Luego de que
ACÁ hiciera honores a mi condición de premiada con la encomienda de contar "Las milongas de mamá", continúo en esta entrada:
La mayor parte de lo que me decían los adultos alrededor mientras crecía, tenía su contenido de verdad, solamente, algunas veces, estaba desproporcionado... o era inespecífico. Por ejemplo, mi abuela decía que si comía la masa de los hot cakes o de los pasteles, me empacharía, pero yo comía la masa que quedaba embarrada en el recipiente que ella había usado, o la masa que quedaba en las aspas de la batidora -esa me la daba mi mamá-, y no me empachaba. Crecí, me casé, y en los primeros días de mi hogar recién fundado, gozando la libertad de hacer lo que me viniera en gana, preparé masa para un pastel, y me la comí. Me empaché. La cosa es que mi abuela no era específica. Durante años, tuvo un problema porque yo "contestaba". Y es que yo no daba lata: tenía excelentes calificaciones y hacía lo que debía; pero lo que yo consideraba el ejercicio de mi legítima libertad de expresión y facultades argumentativas, mi abuela lo consideraba "contestar", así que la pobre decía: "no me contestes", y yo respondía: "no te estoy contestando"; ella se excitaba: "que no me contestes", y yo continuaba: "que no te estoy contestando", ad infinitum. Juro con la mano sobre las obras completas del Marqués de Sade, que yo no entendía que "no-te-estoy-contestando" era una "contestación". Si mi abuela hubiera hecho la abstracción correspondiente, mostrándome "cuando dices 'no te estoy contestando' estás respondiendo", y si hubiera indicado "ahora que yo termine esta oración, guarda silencio", además de haber detonado mi metacognición, yo habría entendido y lo más probable es que, de no haber dejado de contestar, al menos lo habría hecho a sabiendas. Pero bastante hacía mi abuela con criarme.

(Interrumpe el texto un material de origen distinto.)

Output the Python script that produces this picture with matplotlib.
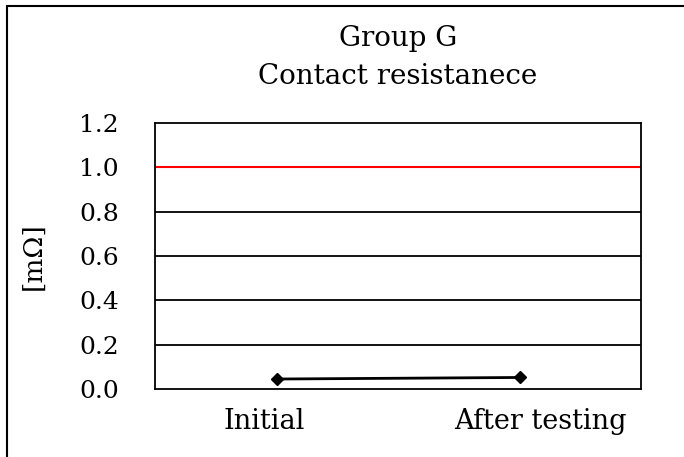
import matplotlib.pyplot as plt
import matplotlib.transforms as mtransforms
from matplotlib.patches import Rectangle

categories = ["Initial", "After testing"]
values = [0.045, 0.052]
limit = 1.0
yticks = [0.0, 0.2, 0.4, 0.6, 0.8, 1.0, 1.2]

plt.rcParams["font.family"] = ["DejaVu Serif"]

fig = plt.figure(figsize=(6.84, 4.57), dpi=100)
W, H = 684, 457
ax = fig.add_axes([155 / W, 1 - 389 / H, (641 - 155) / W, (389 - 123) / H])

# grid lines (Excel style)
for y in yticks[1:-1]:
    if y == limit:
        continue
    ax.axhline(y, color="black", linewidth=1.3, zorder=1)
ax.axhline(limit, color="#ff0000", linewidth=1.5, zorder=2)

x = [0.5, 1.5]
ax.plot(x, values, color="black", linewidth=2, marker="D", markersize=6, zorder=3)

ax.set_xlim(0, 2)
ax.set_ylim(0, 1.2)
ax.set_xticks(x)
ax.set_xticklabels(categories, fontsize=19.5)
ax.set_yticks(yticks)
ax.set_yticklabels([f"{v:.1f}" for v in yticks], fontsize=18)
ax.tick_params(length=0)
ax.tick_params(axis="x", pad=14)
ax.tick_params(axis="y", pad=26)
# Excel puts the category labels a little off the points
for lbl, dx in zip(ax.get_xticklabels(), [-12, 21]):
    lbl.set_transform(lbl.get_transform() + mtransforms.ScaledTranslation(dx / 100, 0, fig.dpi_scale_trans))
for s in ax.spines.values():
    s.set_linewidth(1.3)
    s.set_color("black")
ax.set_ylabel("[m\u03a9]", fontsize=19, labelpad=24)
ax.set_title("Group G\nContact resistanece", fontsize=20, pad=28, linespacing=1.55)

# outer frame of the chart area
fig.patches.append(Rectangle((7 / W, -0.1), 1.2, 1 - 6 / H + 0.1,
                             transform=fig.transFigure, fill=False,
                             edgecolor="black", linewidth=1.5))

fig.savefig("out.png", dpi=100)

Criar implica transmitir creencias, y muchas veces, lo que se cree es infundado o falso -que no es lo mismo-. En este caso, cuando la persona que cría, cree verdaderamente cosas que
no son, o al menos, que no se pueden justificar lógica o empíricamente, me cuesta llamarles milongas... pero sí, son cuentos. Entre estos cuentos que mi abuela creía, están los inofensivos, de la cocina. Cada invierno hacía bizcochos -ahora dirige a las demás hacedoras de bizcochos, porque se cansa-. Batía manteca vegetal con enérgicos movimientos rítmicos, que daba gusto ver. Lo hacía hasta que la manteca tenía una consistencia determinada, que no soy capaz de describir, y entonces, hacía una prueba: ponía un poco de manteca en un vaso de agua tibia; si flotaba, es que ya estaba lista. Hasta que crecí suficiente como para preguntar por el principio físico que explicara el asunto, y mi abuela se encontró sin respuesta, y se me ocurrió el experimento obvio: ¿qué pasa si pongo un poco de manteca recién salida del paquete, sin batir, en un vaso de agua tibia? Descubrimos, mi abuela y yo, que lo que pasa es que flota. Así el agua esté tibia o no, y la manteca esté nada batida, a medio batir o batidísima. Luego están los cuentos relativos al sexo, cuya premisa básica es que el sexo debe evitarse. Mi abuela en esto tampoco decía cosas específicas, pero sí decía "hay que tener mucho cuidado, porque mira: si te toma la mano, va a decir que te agarró el brazo; si te agarra el brazo, va a decir que te agarró el hombro"... lo cual no es ninguna tontería, efectivamente hay que tener cuidado, y hay hombres habladores; pero ni a los trece años estuve dispuesta a alimentar el cuento caduco de que mi valor como persona-mujer dependía de mi grado de evitación del sexo. Creo que las señoras de entonces tenían un sistema de puntos: la mujer que no evita el sexo, pierde dos puntos; la mujer que busca el sexo, pierde diez puntos; la mujer que disfruta el sexo, pierde treinta puntos; la que lo disfruta y lo dice, pierde ciento veinte. Las mujeres de la casa de cada señora, éramos como sus fichas en el tablero del juego, y ellas ganaban o perdían en función de nuestra suma-resta de puntos.